start Dataset records
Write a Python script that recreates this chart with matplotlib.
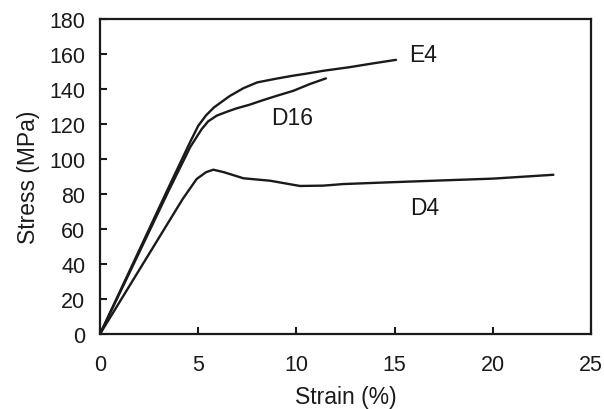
import matplotlib
matplotlib.use("Agg")
import matplotlib.pyplot as plt

# Data
e4_strain = [0, 1.5, 3.5, 4.6, 5.0, 5.4, 5.8, 6.6, 7.3, 8.0, 9.0, 9.8, 10.5, 11.4, 12.7, 13.8, 15.07]
e4_stress = [0, 36, 84, 110, 119, 125, 129.5, 136, 140.5, 143.8, 146, 147.6, 148.8, 150.5, 152.5, 154.5, 156.7]

d16_strain = [0, 1.5, 3.5, 4.6, 5.17, 5.5, 5.94, 6.5, 6.96, 7.6, 8.31, 9.1, 9.84, 10.69, 11.5]
d16_stress = [0, 35, 82, 107, 117, 121.5, 124.8, 127.2, 129, 131, 133.7, 136.5, 139, 142.9, 146.1]

d4_strain = [0, 1.5, 3.0, 4.2, 4.92, 5.4, 5.77, 6.3, 7.3, 8.66, 10.18, 11.37, 12.39, 14.5, 16.97, 20.0, 23.08]
d4_stress = [0, 27.5, 55, 77, 88.6, 92.5, 93.9, 92.5, 89, 87.6, 84.6, 84.8, 85.7, 86.6, 87.6, 88.8, 91]

labels = ["E4", "D16", "D4"]
label_pos = [(16.45, 160), (9.76, 124), (16.55, 72.5)]

x_ticks = [0, 5, 10, 15, 20, 25]
y_ticks = [0, 20, 40, 60, 80, 100, 120, 140, 160, 180]

plt.rcParams['font.family'] = ['Liberation Sans', 'DejaVu Sans']
fig = plt.figure(figsize=(6.04, 4.10), dpi=100)
ax = fig.add_axes([0.1656, 0.183, 0.813, 0.768])

col = "#1a1a1a"
for xs, ys in [(e4_strain, e4_stress), (d16_strain, d16_stress), (d4_strain, d4_stress)]:
    ax.plot(xs, ys, color=col, lw=1.7, solid_joinstyle='round', solid_capstyle='round')

for t, (x, y) in zip(labels, label_pos):
    ax.text(x, y, t, fontsize=16.5, ha='center', va='center', color=col)

ax.set_xlim(0, 25)
ax.set_ylim(0, 180)
ax.set_xticks(x_ticks)
ax.set_yticks(y_ticks)
ax.tick_params(direction='in', length=5, width=1.5, labelsize=15.5, colors=col,
               top=False, right=False)
ax.tick_params(axis='x', pad=14.5)
ax.tick_params(axis='y', pad=10.5)
for s in ax.spines.values():
    s.set_linewidth(1.6)
    s.set_color(col)
ax.set_xlabel("Strain (%)", fontsize=16.5, color=col, labelpad=7)
ax.set_ylabel("Stress (MPa)", fontsize=16.5, color=col, labelpad=7)

fig.savefig("out.png", dpi=100)
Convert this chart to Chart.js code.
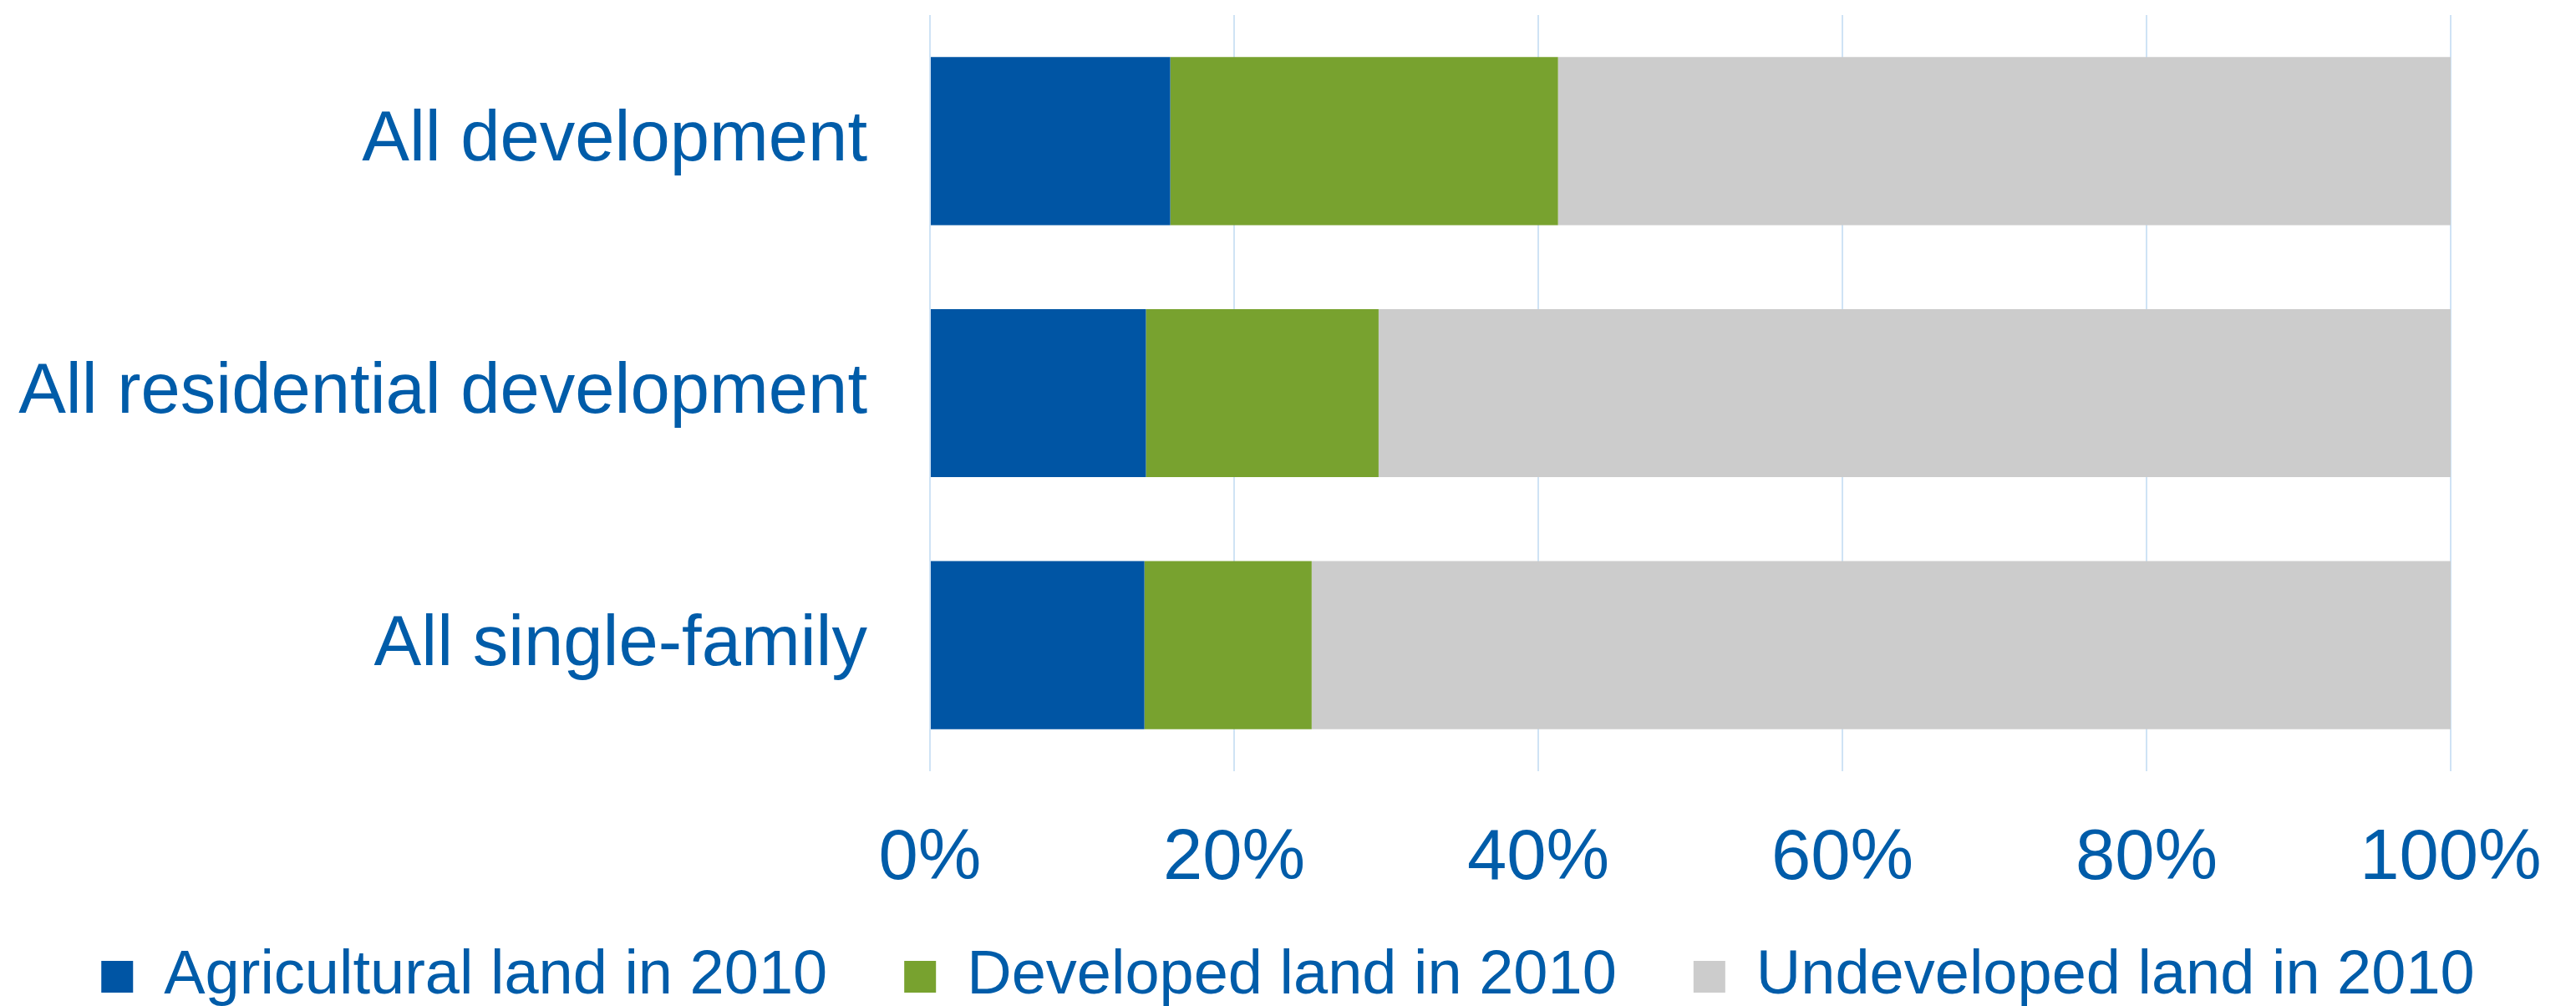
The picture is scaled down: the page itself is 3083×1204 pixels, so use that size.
<!DOCTYPE html>
<html>
<head>
<meta charset="utf-8">
<script src="https://cdn.jsdelivr.net/npm/chart.js@4"></script>
<style>
html,body{margin:0;padding:0;background:#ffffff;overflow:hidden}
#wrap{position:relative;width:3083px;height:1204px}
</style>
</head>
<body>
<div id="wrap"><canvas id="c"></canvas></div>
<script>
// ---- data ----
const categories = ['All development', 'All residential development', 'All single-family'];
const seriesNames = ['Agricultural land in 2010', 'Developed land in 2010', 'Undeveloped land in 2010'];
const agricultural = [15.8, 14.2, 14.1];
const developed = [25.5, 15.3, 11.0];
const undeveloped = [58.7, 70.5, 74.9];
const xTickLabels = ['0%', '20%', '40%', '60%', '80%', '100%'];

const TEXT = '#005CA9';
const FONT = '"Liberation Sans", Arial, Helvetica, sans-serif';

new Chart(document.getElementById('c'), {
  type: 'bar',
  data: {
    labels: categories,
    datasets: [
      { label: seriesNames[0], data: agricultural, backgroundColor: '#0055A4', borderWidth: 0 },
      { label: seriesNames[1], data: developed, backgroundColor: '#78A22F', borderWidth: 0 },
      { label: seriesNames[2], data: undeveloped, backgroundColor: '#CCCCCC', borderWidth: 0 }
    ]
  },
  options: {
    indexAxis: 'y',
    responsive: true,
    maintainAspectRatio: false,
    devicePixelRatio: 1,
    animation: false,
    datasets: { bar: { categoryPercentage: 1.0, barPercentage: 0.667 } },
    layout: { padding: { top: 18, left: 0, right: 0, bottom: -12 } },
    scales: {
      x: {
        stacked: true,
        min: 0,
        max: 100,
        grid: { display: true, color: '#CFE3F5', lineWidth: 2, drawTicks: false },
        border: { display: false },
        ticks: {
          stepSize: 20,
          mirror: true,
          padding: -118,
          color: TEXT,
          font: { family: FONT, size: 85, lineHeight: 0.3 },
          maxRotation: 0,
          callback: (v, i) => xTickLabels[i]
        },
        afterFit: (s) => { s.paddingRight = 150; s.paddingLeft = 0; s.height = 117; }
      },
      y: {
        stacked: true,
        grid: { display: false, drawTicks: false },
        border: { display: false },
        ticks: {
          padding: 75,
          color: TEXT,
          font: { family: FONT, size: 85 }
        },
        afterFit: (s) => { s.width = 1113; s.paddingTop = 0; s.paddingBottom = 0; }
      }
    },
    plugins: {
      legend: {
        position: 'bottom',
        labels: {
          boxWidth: 38,
          boxHeight: 38,
          padding: 92,
          color: TEXT,
          font: { family: FONT, size: 74 }
        }
      },
      tooltip: { enabled: false }
    }
  }
});
</script>
</body>
</html>
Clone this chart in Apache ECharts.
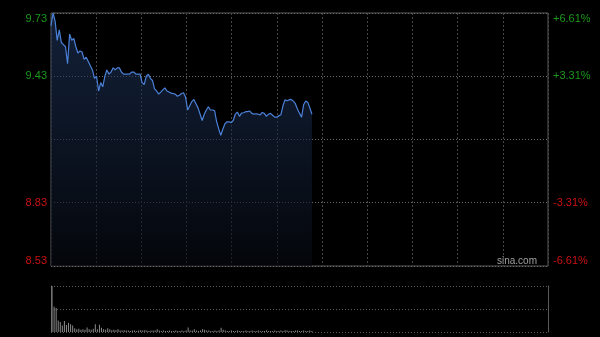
<!DOCTYPE html>
<html><head><meta charset="utf-8">
<script src="https://cdn.jsdelivr.net/npm/echarts@6/dist/echarts.min.js"></script>
<style>html,body{margin:0;padding:0;background:#000;}#c{width:600px;height:337px;}</style>
</head><body><div id="c"></div>
<script>
// minutes of the trading day (9:30-11:30, 13:00-15:00)
const minutes = [];
for (let i = 0; i <= 240; i++) {
  let t = i <= 120 ? 570 + i : 780 + (i - 120);
  minutes.push(String(Math.floor(t / 60)).padStart(2, '0') + ':' + String(t % 60).padStart(2, '0'));
}
const prices = [
  9.67,9.73,9.69,9.60,9.65,9.59,9.58,9.57,9.49,9.63,
  9.60,9.61,9.57,9.54,9.55,9.545,9.51,9.52,9.50,9.48,
  9.46,9.42,9.43,9.36,9.40,9.38,9.43,9.46,9.44,9.45,
  9.47,9.46,9.47,9.47,9.45,9.44,9.44,9.44,9.44,9.45,
  9.45,9.44,9.44,9.44,9.40,9.39,9.43,9.44,9.42,9.41,
  9.37,9.36,9.345,9.355,9.365,9.375,9.36,9.355,9.35,9.348,
  9.345,9.335,9.34,9.348,9.352,9.33,9.27,9.29,9.31,9.32,
  9.30,9.28,9.25,9.22,9.25,9.27,9.285,9.27,9.27,9.267,
  9.214,9.18,9.15,9.18,9.205,9.214,9.214,9.21,9.22,9.25,
  9.26,9.24,9.255,9.257,9.262,9.262,9.265,9.254,9.25,9.252,
  9.25,9.247,9.258,9.254,9.24,9.25,9.254,9.245,9.236,9.236,
  9.242,9.247,9.29,9.318,9.314,9.318,9.32,9.312,9.30,9.275,
  9.255,9.236,9.295,9.313,9.306,9.28,9.25
];
const volumes = [
  100,55,52,25,22,14,24,15,20,17,
  14,8,6,7,5,6,5,10,6,5,
  7,17,6,16,9,6,5,8,6,4,
  5,4,6,3,3,4,3,3,2,3,
  3,2,3,4,3,4,3,2,3,3,
  3,6,3,2,3,2,2,3,2,2,
  3,2,2,3,2,3,10,3,3,6,
  3,2,3,6,5,3,3,2,2,3,
  2,3,9,5,3,2,2,3,2,2,
  3,2,2,2,3,2,2,3,2,2,
  3,2,2,2,3,2,2,2,3,2,
  2,3,2,4,3,2,2,2,3,3,
  2,2,3,2,2,3,2
];
const priceTicks = ['8.53','8.83','9.13','9.43','9.73'];
const pctTicks = ['-6.61%','-3.31%','','+3.31%','+6.61%'];
const priceMin = 8.53, priceMax = 9.73, priceStep = 0.3;

const green = '#1c981c', red = '#cc1111';
const tickColor = (v, i) => (i > 2 ? green : red);

const chart = echarts.init(document.getElementById('c'), null, {renderer: 'canvas'});
chart.setOption({
  backgroundColor: '#000',
  animation: false,
  textStyle: {fontFamily: 'Liberation Sans, Arial, sans-serif'},
  grid: [
    {left: 51, right: 52, top: 13, height: 253, show: true, borderColor: '#5a5a5a', borderWidth: 1, backgroundColor: 'transparent'},
    {left: 51, right: 52, top: 286, height: 46}
  ],
  xAxis: [
    {type: 'category', gridIndex: 0, data: minutes, boundaryGap: false,
     axisLine: {show: false}, axisTick: {show: false}, axisLabel: {show: false}, splitLine: {show: false}},
    {type: 'value', gridIndex: 0, min: 0, max: 11, interval: 1, position: 'bottom',
     axisLine: {show: false}, axisTick: {show: false}, axisLabel: {show: false},
     splitLine: {show: true, lineStyle: {color: '#474747', type: [2, 2], width: 1}}},
    {type: 'category', gridIndex: 1, data: minutes, boundaryGap: true,
     axisLine: {show: false}, axisTick: {show: false}, axisLabel: {show: false}, splitLine: {show: false}}
  ],
  yAxis: [
    {type: 'value', gridIndex: 0, min: priceMin, max: priceMax, interval: priceStep,
     axisLine: {show: false}, axisTick: {show: false},
     axisLabel: {margin: 4, fontSize: 11, color: tickColor,
       formatter: (v, i) => (i === 2 ? '' : priceTicks[i]),
       verticalAlignMinLabel: 'bottom', verticalAlignMaxLabel: 'top'},
     splitLine: {show: true, lineStyle: {color: '#6a6a6a', type: [1, 2], width: 1}}},
    {type: 'value', gridIndex: 0, position: 'right', min: priceMin, max: priceMax, interval: priceStep,
     axisLine: {show: false}, axisTick: {show: false},
     axisLabel: {margin: 5, fontSize: 11, color: tickColor,
       formatter: (v, i) => pctTicks[i],
       verticalAlignMinLabel: 'bottom', verticalAlignMaxLabel: 'top'},
     splitLine: {show: false}},
    {type: 'value', gridIndex: 1, min: 0, max: 100, interval: 50,
     axisLine: {show: true, lineStyle: {color: '#5a5a5a'}}, axisTick: {show: false}, axisLabel: {show: false},
     splitLine: {show: true, lineStyle: {color: '#5a5a5a', type: [1, 2], width: 1}}},
    {type: 'value', gridIndex: 1, position: 'right', min: 0, max: 100, interval: 50,
     axisLine: {show: true, lineStyle: {color: '#5a5a5a'}}, axisTick: {show: false}, axisLabel: {show: false},
     splitLine: {show: false}}
  ],
  graphic: [
    {type: 'text', right: 63, top: 256, style: {text: 'sina.com', fill: '#a0a0a0', fontSize: 10, fontFamily: 'Liberation Sans, Arial, sans-serif'}}
  ],
  series: [
    {type: 'line', xAxisIndex: 0, yAxisIndex: 0, data: prices, showSymbol: false, symbol: 'none',
     lineStyle: {color: '#4b80d8', width: 1.2},
     areaStyle: {color: new echarts.graphic.LinearGradient(0, 0, 0, 1, [
       {offset: 0, color: 'rgba(35,60,105,0.75)'},
       {offset: 1, color: 'rgba(6,9,16,0.9)'}
     ])}},
    {type: 'bar', xAxisIndex: 2, yAxisIndex: 2, data: volumes, barWidth: 1,
     itemStyle: {color: '#8a8a8a'}}
  ]
});
</script>
</body></html>
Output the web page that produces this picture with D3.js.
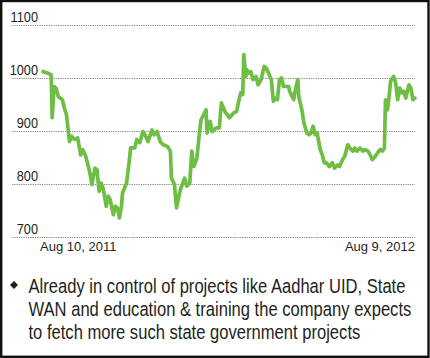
<!DOCTYPE html>
<html><head><meta charset="utf-8">
<script src="https://cdn.jsdelivr.net/npm/d3@7"></script>
<style>
html,body{margin:0;padding:0;background:#fff;}
svg{display:block;font-family:"Liberation Sans",Arial,sans-serif;}
</style></head>
<body>
<svg id="c" width="430" height="358"></svg>
<script>
// ---- data ----
const startDate = "2011-08-10";
const endDate = "2012-08-09";
const dayOffsets = [0,5,8,9,11,13,15,19,21,23,26,28,31,34,37,39,42,46,48,51,53,55,57,59,62,64,66,69,71,73,75,77,78,82,84,86,90,92,95,98,100,103,107,109,112,115,118,122,125,126,129,131,134,136,139,141,144,146,148,151,153,155,157,160,161,164,166,170,173,175,179,183,187,190,192,194,196,197,199,200,202,204,206,209,211,214,217,219,222,224,226,228,230,232,234,236,241,242,246,247,250,251,254,256,259,261,263,265,267,269,272,274,276,278,281,284,286,289,291,294,296,299,301,304,306,308,311,314,316,319,321,323,326,328,331,333,335,336,338,340,341,344,346,348,350,352,354,356,359,361,363,365];
const prices = [1012,1009,1006,925,984,980,965,959,943,931,880,890,884,887,855,865,852,821,799,830,827,786,802,792,758,777,770,742,758,755,736,758,783,802,833,868,868,884,878,899,893,880,902,893,899,880,874,871,862,811,799,755,783,796,811,796,802,862,833,849,887,921,928,940,896,918,899,906,906,953,935,925,934,937,956,972,969,1044,1003,1016,1009,1012,997,1003,987,997,1022,1019,1006,997,956,962,959,997,1000,984,984,975,959,972,997,965,940,915,896,893,896,909,893,896,865,855,840,840,833,840,830,836,833,846,852,874,868,862,868,862,868,862,865,862,855,846,852,858,865,862,868,959,940,972,994,1003,991,959,981,972,975,962,987,981,959,962];
const yTicks = [700,800,900,1000,1100];
const xTickLabels = ["Aug 10, 2011","Aug 9, 2012"];
const noteLines = [
  "Already in control of projects like Aadhar UID, State",
  "WAN and education & training the company expects",
  "to fetch more such state government projects"
];

// ---- drawing ----
const svg = d3.select("#c");
const parse = d3.timeParse("%Y-%m-%d");
const d0 = parse(startDate), d1 = parse(endDate);
const data = dayOffsets.map((d,i)=>({date:d3.timeDay.offset(d0,d), v:prices[i]}));

const x = d3.scaleTime().domain([d0,d1]).range([43,415]);
const y = d3.scaleLinear().domain([700,1100]).range([237,25]);
const gridX0 = 12, gridX1 = 415;

// frame
svg.append("rect").attr("x",1.2).attr("y",1).attr("width",427.3).attr("height",355.8)
  .attr("fill","#fff").attr("stroke","#111").attr("stroke-width",2.4);

// grid lines
svg.append("g").selectAll("line").data(yTicks).join("line")
  .attr("x1",gridX0).attr("x2",gridX1)
  .attr("y1",d=>Math.round(y(d))+0.5).attr("y2",d=>Math.round(y(d))+0.5)
  .attr("stroke","#8a8a8a").attr("stroke-width",1.2).attr("stroke-dasharray","1.3,1");

// y labels (slightly condensed, like the reference)
const yl = svg.append("g").selectAll("g").data(yTicks).join("g")
  .attr("transform",d=>`translate(38,${y(d)-3}) scale(0.88,1)`);
yl.append("text").attr("x",0).attr("y",0)
  .attr("text-anchor","end")
  .attr("font-size",14.5).attr("fill","#231f20")
  .text(d=>d);

// line
svg.append("path").datum(data)
  .attr("fill","none").attr("stroke","#6fbe44").attr("stroke-width",3.7)
  .attr("stroke-linejoin","round").attr("stroke-linecap","round")
  .attr("d",d3.line().x(d=>x(d.date)).y(d=>y(d.v)));

// x labels
svg.append("text").attr("x",x(d0)-3).attr("y",250.5).attr("font-size",13)
  .attr("fill","#231f20").text(xTickLabels[0]);
svg.append("text").attr("x",x(d1)).attr("y",250.5).attr("font-size",13)
  .attr("text-anchor","end").attr("fill","#231f20").text(xTickLabels[1]);

// bullet
svg.append("path").attr("d","M14,281 L18,285 L14,289 L10,285 Z").attr("fill","#231f20");

// note text, horizontally condensed to match reference widths
const targetW = 383; // width of the widest (second) line
const ng = svg.append("g");
const nt = ng.selectAll("text").data(noteLines).join("text")
  .attr("x",0).attr("y",(d,i)=>293+i*23)
  .attr("font-size",19.5).attr("fill","#231f20")
  .text(d=>d);
const natural = nt.nodes()[1].getComputedTextLength();
const sx = targetW / natural;
ng.attr("transform",`translate(28.5,0) scale(${sx},1)`);
</script>
</body></html>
end Dataset records
● Task to complete:
Could you repeat exactly the lines from the first one of the records above through the line containing "import matplotlib.pyplot as plt", leaving out any pictures?

● Answer below:
Write a Python script that recreates this chart with matplotlib.
import matplotlib
matplotlib.use("Agg")
import matplotlib.pyplot as plt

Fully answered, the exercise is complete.